Adanya kesalahan promosi ini baru saya sadari setelah melihat vlog milik Jang Hansol (Korean Reomit) yang berisi tentang curhatannya saat ditanya tentang Indonesia. Menurutnya sejak tahun 2012 dia mulai berhati-hati dalam menjelaskan tentang Indonesia kepada teman-temannya di Korea Selatan. Hal ini dilakukan karena dia menyadari bahwa Indonesia yang selama ini dia jelaskan adalah bukan Indonesia tetapi Kota Malang (tempat tinggalnya). Setelah Hansol pergi ke daerah Labuhan Bajo, dia menyadari bahwa Indonesia tidak bisa digambarkan melalui satu budaya saja, terutama ketika kita menjelaskannya kepada orang-orang yang belum mengenal Indonesia (orang luar negeri). Jika ada yang ingin mengkonfirmasi tentang budaya Indonesia kepadanya, maka Hansol hanya menjawab “Ya, mungkin begitu” ,  “bisa jadi di daerah itu begitu, tapi di daerah lain saya tidak tahu.”

Cerita Jang Hansol ini membuat saya sadar bahwa menjelaskan Indonesia itu rumit. Hanya ada tiga pilihan jawaban yang diberikan ketika ditanya tentang Indonesia dengan syaratnya masing-masing :

  • Saya Tahu (Apabila anda mengenal kebudayaan Indonesia dari Sabang sampai Merauke, dari Talaud sampai Pulau Rote)
  • Saya Tidak Tahu (Apabila anda hanya mengenal Kebudayaan Indonesia dari tempat tinggal anda)
  • Mungkin saja (Apabila anda sudah mengenal sebagian kebudayaan dari wilayah barat dan timur Indonesia)

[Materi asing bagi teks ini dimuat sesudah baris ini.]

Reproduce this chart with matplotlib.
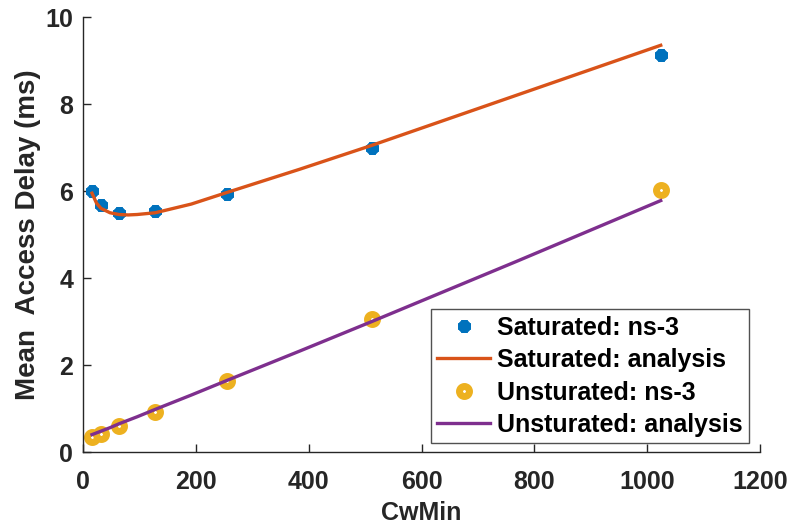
import matplotlib.pyplot as plt

# CwMin values used in the ns-3 runs
cw_sim = [16, 32, 64, 128, 256, 512, 1024]
sat_sim = [6.0, 5.68, 5.5, 5.53, 5.93, 7.0, 9.13]
unsat_sim = [0.35, 0.42, 0.6, 0.93, 1.63, 3.05, 6.03]

# analytical model, evaluated on a finer CwMin grid
cw_ana = [16, 24, 32, 48, 64, 80, 96, 128, 192, 256, 384, 512, 768, 1024]
sat_ana = [5.95, 5.72, 5.6, 5.5, 5.46, 5.45, 5.46, 5.5, 5.7, 5.97, 6.5, 7.05, 8.2, 9.35]
unsat_ana = [0.4, 0.44, 0.48, 0.56, 0.65, 0.73, 0.81, 0.98, 1.31, 1.65, 2.32, 3.0, 4.38, 5.78]

plt.rcParams['font.family'] = ['Liberation Sans', 'DejaVu Sans']
plt.rcParams['font.weight'] = 'bold'
dark = '#262626'
fs = 18

fig = plt.figure(figsize=(7.88, 5.25), dpi=100)
ax = fig.add_axes([0.1053, 0.139, 0.8592, 0.8286])

ax.plot(cw_sim, sat_sim, linestyle='none', marker=(8, 2, 0), markersize=9,
        markeredgewidth=3.8, color='#0072BD', label='Saturated: ns-3')
ax.plot(cw_ana, sat_ana, color='#D95319', linewidth=2.4, label='Saturated: analysis')
ax.plot(cw_sim, unsat_sim, linestyle='none', marker='o', markersize=7.2,
        markeredgewidth=5, markerfacecolor='white', markeredgecolor='#EDB120',
        label='Unsturated: ns-3')
ax.plot(cw_ana, unsat_ana, color='#7E2F8E', linewidth=2.4, label='Unsturated: analysis')

ax.set_xlim(0, 1200)
ax.set_ylim(0, 10)
ax.set_xticks(range(0, 1201, 200))
ax.set_yticks(range(0, 11, 2))
ax.tick_params(direction='in', length=6, width=1, colors=dark, labelsize=fs)
ax.tick_params(axis='x', pad=13)
ax.tick_params(axis='y', pad=7)
for s in ['top', 'right']:
    ax.spines[s].set_visible(False)
for s in ['left', 'bottom']:
    ax.spines[s].set_color(dark)
    ax.spines[s].set_linewidth(1)

ax.set_xlabel('CwMin', fontsize=fs, color=dark, fontweight='bold', labelpad=5)
ax.set_ylabel('Mean  Access Delay (ms)', fontsize=20, color=dark, fontweight='bold', labelpad=3.5)

leg = ax.legend(loc='lower right', bbox_to_anchor=(0.984, 0.02), fontsize=fs,
                frameon=True, fancybox=False, edgecolor=dark, handlelength=2.1,
                handletextpad=0.3, borderpad=0.25, labelspacing=0.34, borderaxespad=0)
leg.get_frame().set_linewidth(1)
for t in leg.get_texts():
    t.set_color('black')

fig.savefig('out.png', dpi=100)
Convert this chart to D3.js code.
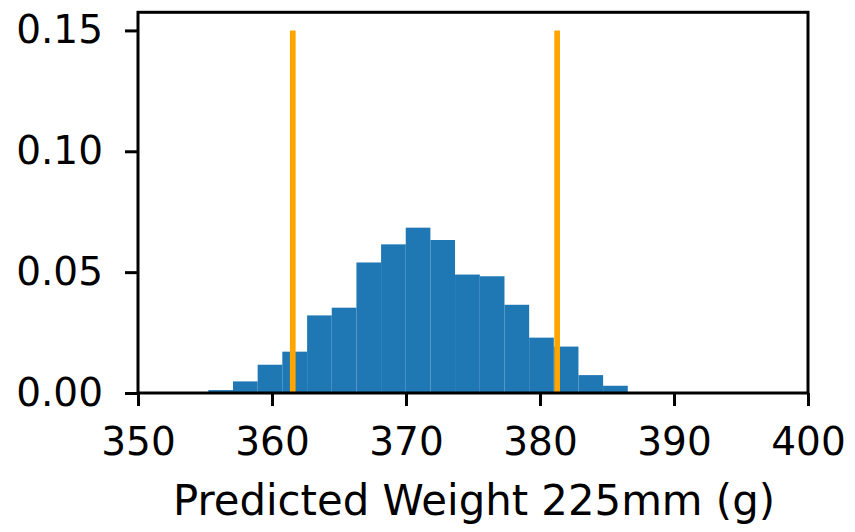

Sekali lagi tidak ada masalah jika Indonesia dijelaskan atau diperbincangkan di sesama masyarakat Indonesia, tetapi akan menjadi masalah jika dijelaskan kepada orang-orang diluarnya. Gambaran Indonesia sebagai Negara yang memiliki Pluralisme budaya akan hilang seiring dengan ditempatkannya satu budaya sebagai Representasi Indonesia secara keseluruhan. Memang ini merupakan tugas yang berat dan melelahkan, tetapi bukankah Kekayaan yang besar selalu datang bersamaan dengan tanggungjawab yang besar? (Kata-kata mutiara Spiderman yang telah digubah oleh saya)

Comments

Popular posts from this blog

Konsentrasi Komunikasi Antar Budaya, ada?

Komunikasi Lintas/Antarbudaya (Cross Cultural Communication) tidak banyak yang tahu tentang konsentrasi ini selain mahasiswa Jurusan ilmu komunikasi, Universitas Nusa Cendana (Undana).   Ya, memang di Kupang ada dua jurusan ilmu komunikasi, satunya di Undana dan lainnya di universitas Widya Mandira (Unwira). Untuk wilayah Nusa Tenggara Timur, Ilmu komunikasi lebih banyak dikenal melalui konsentrasi Jurnalistik dan Hubungan Masyarakat, maka tidak mengherankan ketika mencari kerja anak KAB (sebutan untuk mahasiswa konsentrasi antarbudaya) sering ditanya-tanya tentang  konsentrasinya oleh para pencari tenaga kerja. Pernah saya ditanyai tentang konsentrasi antarbudaya, belum sempat saya jawab, sudah bergulir saja kalimat “ Oh… jadi nanti kalian belajar bahasa daerah dari berbagai daerah di NTT? ” atau “ Bahasa daerah apa yang sudah kalian kuasai? ”   (pertanyaan ke-2 itu yang paling menjengkelkan).  Alih-alih paham, justru konsentrasi Komunikasi Antarbudaya di...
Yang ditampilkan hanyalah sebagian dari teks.